Before escorting me back to my vehicle, Kahiwahiwaokalani handed me a small plastic cup of poi. In the hot field, the cold and slippery mash was refreshing, like a shot of Jell-O that had lost its wiggle. "We want to start tours so people understand what we farmers do and how we take care of the aina," said Harrison, using the Hawaiian word for land. It was an honor to be part of their pilot program.

I Brake for Hawaii

I knew it was going to happen -- not a question of if, but when. For nearly a week, I had not suffered any vehicular calamities. No paralyzed pop-tops or carbon dioxide poisoning or fender benders. Just me and my camper happily rolling along Hawaii's roads. Until the camper couldn't stop rolling.

I was only a few miles out of Hana, en route to my campground in Haleakala National Park, when the camper started to accelerate and would not respond to the brakes. After cresting a hill, I cut the engine and leapt out. The final scene of "Thelma and Louise" played across the sky -- at least in my mind.
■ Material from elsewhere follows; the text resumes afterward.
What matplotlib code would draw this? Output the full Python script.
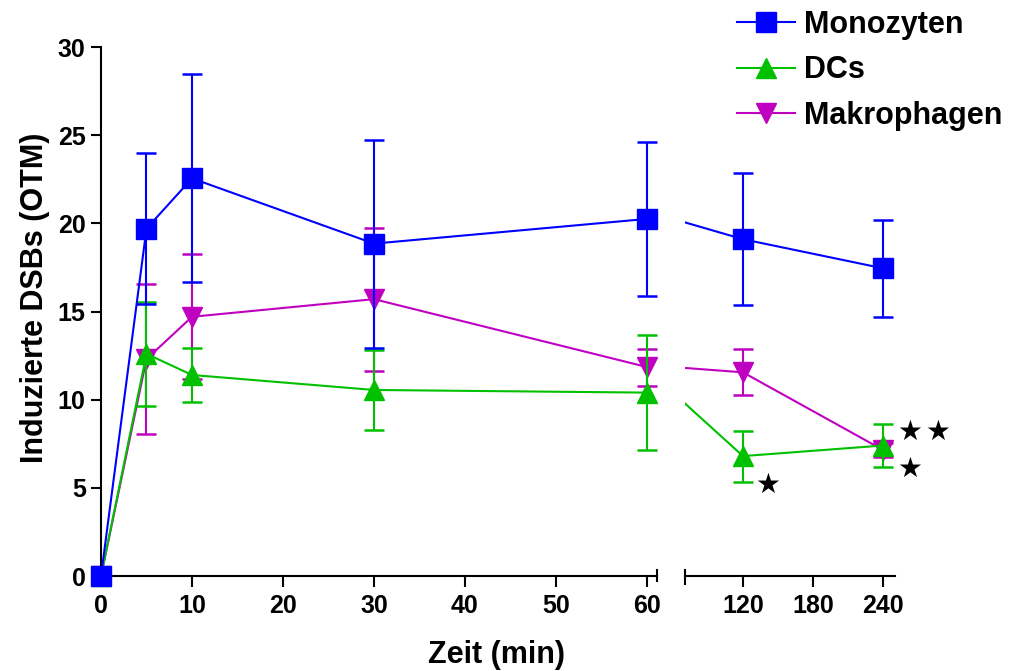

A cop eventually arrived and told me to move the car off the spindly road. Excuse me, sir, but if your job is to serve and protect, then you do it. Fortunately, he dropped the topic and called his chief instead, to discuss the recent Journey concert. As we waited for a tow truck, we bided our time talking about hair metal bands and scouting the sea for humpback whales.

Tim the tow man had orders to drop me off at Sean's house, where the towed camper and I could spend the night on his lawn until the replacement showed up. Yeah, no idea who Sean was, but Tim knew him, so what the hey. It was not my place to question the Maui fraternity. However, at Sean's, a dog was not fond of that idea and chased us away. New plan: Sleep in Tim's yard. In any other time and place, I would have found this scenario disturbing. Yet I was oddly calm and content because I still possessed what mattered most: warm, well-stocked shelter.

Ferrer showed up early with a new (old) vehicle -- the red model, now with a working shift -- and inspected the broken camper as I practiced first gear around Tim's property. He presented me with the culprit, a pebble wedged in the accelerator. Tim also handed me a souvenir, a flashlight keychain imprinted with his towing company's contact information. How thoughtful.

Because of the setback, I had lost one night of my planned itinerary. But I was not going to miss the morning. I drove straight to the national park and down to the campground.

At a site fringed with long sea grass that tumbled toward the breaking surf, I laid out breakfast, savoring the final moments in my special camper. Soon, I would arrive at my final parking spot in Hawaii, where I would turn in the key that had started the car and opened my "hotel" door.